Ms La Fontaine will not meet the same fiery fate as the French crusader burnt at the stake for heresy, even though some climate change sceptics have described wind turbines as totems to pagan gods. But there is a chance, she believes, that the efforts of businesses that now produce sustainable energy will go up in smoke unless politicians can be convinced that carbon needs to be priced now, not later. "Our membership covers a quarter of Australia's total electricity production, including gas, wind, hydro and bioenergy," Ms La Fontaine said.

In addition to representing energy titans such as Babcock and Brown, AGL, TRUEnergy, Origin Energy and BPSolar, the Clean Energy Council will also be the new voice of businesses operating in the geothermal, cogeneration, biomass, and solar technology fields.

"If Australia seriously wants to reduce its carbon dioxide emissions, we need to use electricity smarter," she said. "We need to reduce its use, but the electricity we do use needs to be cleaner. "Our sector can make that clean electricity and help Australia's economic growth at the same time. "Ours is the sector that has the products and services that can achieve this today, without having to wait for new technologies to be developed."

Ms La Fontaine says the Federal Government's claim that measures to reduce emissions will be expensive is making people fear change. "The government also likes to point out it thinks it unfair that Australia should have to move swiftly on climate change, when big polluting nations such as India and China are continuing to build coal-fired power stations at a fast rate. "But the fact is that China and India treat renewable energy more seriously than Australia does at the moment. "China sees renewable energy as vital to producing power for its modern economy and plans to have 30,000 megawatts of wind energy by 2020."

Currently, China's wind farm sector produces about 5000 megawatts of electricity, she said, while Australia only has enough wind turbines to generate less than 900 megawatts.

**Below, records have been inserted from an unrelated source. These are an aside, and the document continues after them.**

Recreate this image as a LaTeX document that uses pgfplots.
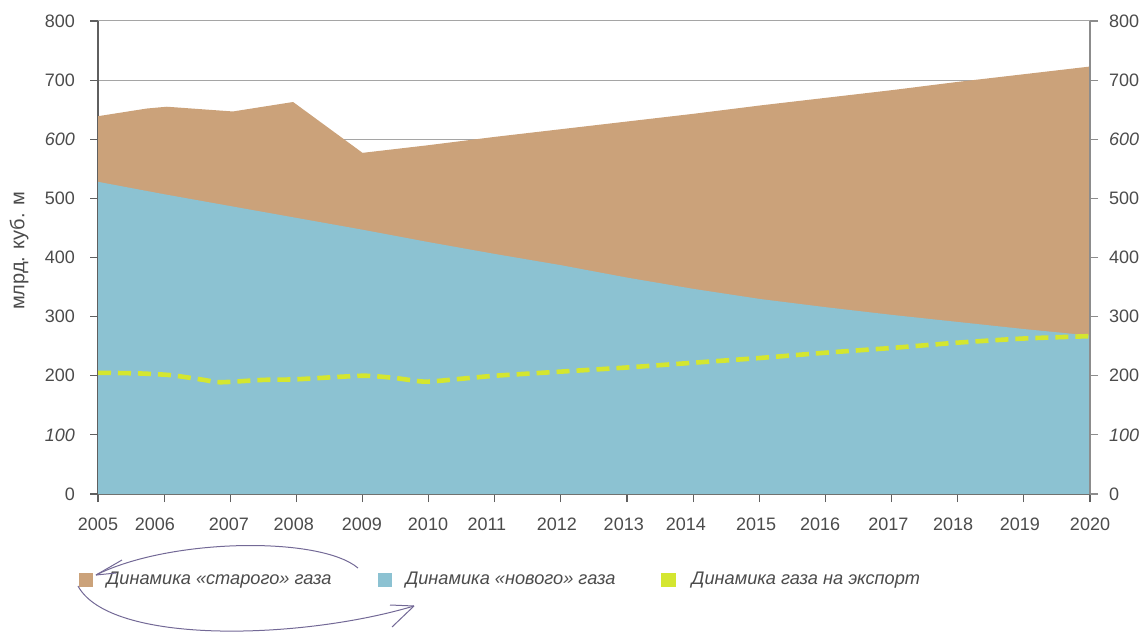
\documentclass[border=0pt]{standalone}
\usepackage{fontspec}
\setmainfont{Liberation Sans}
\usepackage{pgfplots}
\pgfplotsset{compat=1.18}
\definecolor{tanc}{RGB}{203,162,122}
\definecolor{sky}{RGB}{140,194,210}
\definecolor{lime}{RGB}{212,230,48}
\definecolor{txt}{RGB}{75,75,75}
\definecolor{axc}{RGB}{95,95,95}
\definecolor{axr}{RGB}{140,140,140}
\definecolor{gridc}{RGB}{165,165,165}
\definecolor{pen}{RGB}{115,105,150}
\pgfplotsset{
  layers/mylayers/.define layer set={axis background,axis grid,main,axis ticks,axis lines,axis tick labels,axis descriptions,axis foreground}{},
}
\begin{document}
\begin{tikzpicture}
\begin{axis}[
  set layers=mylayers,
  scale only axis, width=496pt, height=236.5pt,
  xmin=2005, xmax=2020, ymin=0, ymax=800,
  axis x line*=bottom, axis y line*=left,
  ytick={0,100,...,800},
  yticklabels={0,\textit{100},200,300,400,500,\textit{600},700,800},
  ymajorgrids, grid style={gridc, line width=0.5pt},
  xtick={2005,...,2020}, xticklabels={},
  extra x ticks={2005,2005.86,2006.98,2007.96,2008.99,2009.99,2010.88,2011.94,2012.95,2013.89,2014.95,2015.92,2016.95,2017.93,2018.94,2020},
  extra x tick labels={2005,2006,2007,2008,2009,2010,2011,2012,2013,2014,2015,2016,2017,2018,2019,2020},
  extra x tick style={major tick length=0pt},
  tick align=outside, major tick length=4pt,
  axis line style={axc, line width=0.6pt},
  tick style={axc, line width=0.6pt},
  ticklabel style={font=\fontsize{9}{10}\selectfont, color=txt},
  xticklabel style={yshift=-8.5pt},
  yticklabel style={xshift=-4pt},
  ylabel={млрд. куб. м},
  ylabel style={font=\fontsize{10}{12}\selectfont, color=txt, at={(axis description cs:-0.0796,0.514)}, anchor=center, rotate=0},
  legend columns=3,
  legend style={at={(-0.026,-0.182)}, anchor=west, draw=none, fill=none,
    font=\itshape\fontsize{9.1}{11}\selectfont, text=txt,
    /tikz/every even column/.append style={column sep=21pt}},
]
\coordinate (bl) at (rel axis cs:0,0);
\addplot[fill=tanc, draw=none,
  legend image code/.code={\path[fill=tanc, draw=none] (0pt,-3.7pt) rectangle (7.4pt,3.7pt); \path (12pt,0pt);}]
  coordinates {(2005,639) (2005.74,652) (2006.04,655) (2007.04,647) (2007.95,663) (2009,577)
   (2010,590) (2011,604) (2012,617) (2013,630) (2014,643) (2015,657) (2016,670)
   (2017,683) (2018,697) (2019,710) (2020,723)} \closedcycle;
\addlegendentry{Динамика «старого» газа}
\addplot[fill=sky, draw=none,
  legend image code/.code={\path[fill=sky, draw=none] (0pt,-3.7pt) rectangle (7.4pt,3.7pt); \path (12pt,0pt);}]
  coordinates {(2005,528) (2006,507) (2007,487) (2008,467) (2009,447) (2010,426)
   (2011,406) (2012,387) (2013,366) (2014,347) (2015,330) (2016,316) (2017,303)
   (2018,291) (2019,279) (2020,268)} \closedcycle;
\addlegendentry{Динамика «нового» газа}
\addplot[lime, line width=2.3pt, dash pattern=on 6.5pt off 3.5pt, smooth, tension=0.4,
  legend image code/.code={\path[fill=lime, draw=none, solid] (0pt,-3.7pt) rectangle (7.4pt,3.7pt); \path (12pt,0pt);}]
  coordinates {(2005,205) (2005.6,204) (2006.1,201) (2006.6,193) (2006.85,189) (2007.5,193)
   (2008,194) (2009,200) (2009.5,196) (2009.95,190) (2010.5,195) (2011,200) (2012,207)
   (2013,214) (2014,222) (2015,230) (2016,239) (2017,247) (2018,256) (2019,263) (2020,267)};
\addlegendentry{Динамика газа на экспорт}
\end{axis}
\begin{axis}[
  scale only axis, width=496pt, height=236.5pt,
  xmin=2005, xmax=2020, ymin=0, ymax=800,
  axis x line=none, axis y line*=right,
  ytick={0,100,...,800},
  yticklabels={0,\textit{100},200,300,400,500,\textit{600},700,800},
  tick align=outside, major tick length=4pt,
  axis line style={axr, line width=0.6pt},
  tick style={axr, line width=0.6pt},
  ticklabel style={font=\fontsize{9}{10}\selectfont, color=txt},
  yticklabel style={xshift=2pt},
]
\end{axis}
\begin{scope}[shift={([xshift=-49pt,yshift=247pt]bl)}, x=0.5pt, y=-0.5pt, pen, line width=0.5pt]
  \draw (358,568) .. controls (320,536) and (170,538) .. (96,575);
  \draw (96,575) -- (122,560);
  \draw (96,575) -- (116,573);
  \draw (78,586) .. controls (110,645) and (300,640) .. (414,606);
  \draw (414,606) -- (390,605);
  \draw (414,606) -- (392,627);
\end{scope}
\pgfresetboundingbox
\path ([xshift=-49pt,yshift=-69.5pt]bl) rectangle ([xshift=522.5pt,yshift=247pt]bl);
\end{tikzpicture}
\end{document}
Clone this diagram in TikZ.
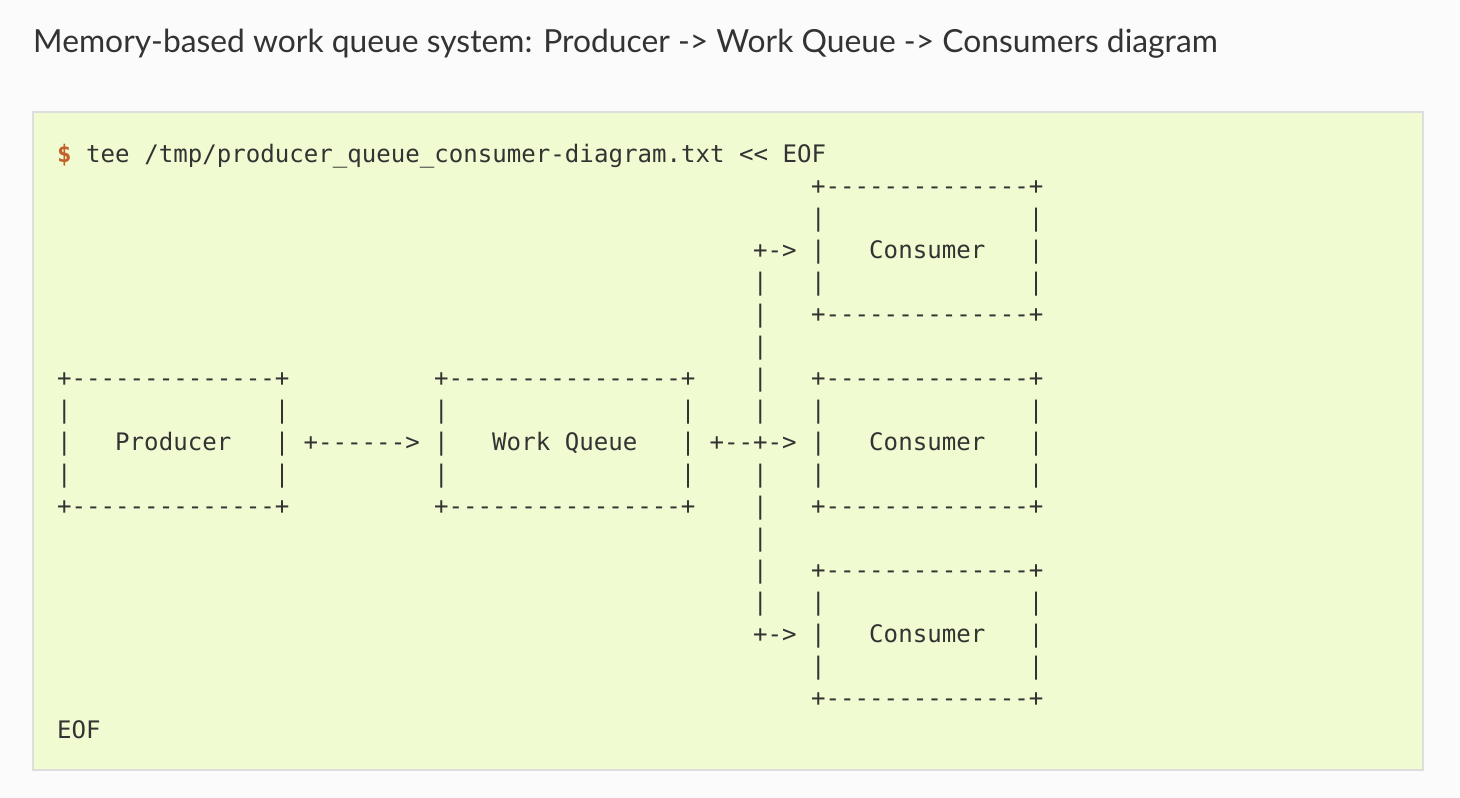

She argues there are too many policymakers that consider wind and other renewable energies as "alternative and hippie" when there is evidence these mainstream technologies provide consistent power and underpin economic growth, not detract from it. Unless governments continue to require electricity retailers to source some of their power from the renewables sector, Ms La Fontaine warns that companies such as Roaring 40s and Pacific Hydro will move their operations overseas to markets that encourage renewables.

Already, the Australian economy and private investors have lost the opportunity to take advantage of cutting-edge solar technologies that are making bucketloads of money for investors in China, the US and Germany. Many of these technologies were discovered by Australian researchers but faced with a lack of investment interest from a business community that could not see profits in the technologies, their developers took their zero-emission innovations overseas.

The Clean Energy Council's main worry now is the political inertia over setting carbon emission targets and prices. It is a frustration shared with business interests in the coal-fired electricity sector who say that without a price signal soon, urgent upgrades to the power grid and the construction of further power plants to cope with forecast energy needs are being hamstrung. The uncertainty is hampering the inability to plan capital works and cost carbon onto balance sheets and consequently putting billions of dollars of infrastructure investment at risk, the major energy players have told the government.

Ms La Fontaine believes both political parties are "playing chess" on carbon policy. "Each wants to see what move the other one makes first before committing," she says. "Our concern is that the government seems to believe that just having an emissions trading regime will solve the carbon issue. It won't. "We believe that by 2020 at least 20 per cent of the nation's electricity needs must come from clean energy, otherwise emissions will keep going up. "Our message right now is don't expect emissions trading to fill that void, because it won't for quite some time."

Ms La Fontaine said the same could be said of the as yet unproven and so-called "clean" coal technologies and carbon sequestration. "I don't have a problem with cleaning up coal," she said. "But while we are busy beavering away in laboratories trying to clean up coal, let us not allow what is under our noses, the technologies that we already know work, slip from our fingers."

And unlike the as-yet-untested "clean" coal technologies, carbon sequestration and even nuclear energy, Ms La Fontaine said that renewables do not need government hand-outs for research and development or the underwriting of insurance by the taxpayer. In particular, she said the community needed to be aware that the report on geosequestration technology tabled in parliament on Monday recommended that the government should carry risks associated with burying carbon dioxide.

The report supports full financial liability and responsibility for site safety and monitoring should be transferred to government in perpetuity after an unspecified period. "The report demonstrates the complexity and potential risks of geosequestration, however, we don't need to wait until these things are resolved to act," Ms La Fontaine said. "Our industry has energy solutions that are ready right now to immediately, positively impact climate change."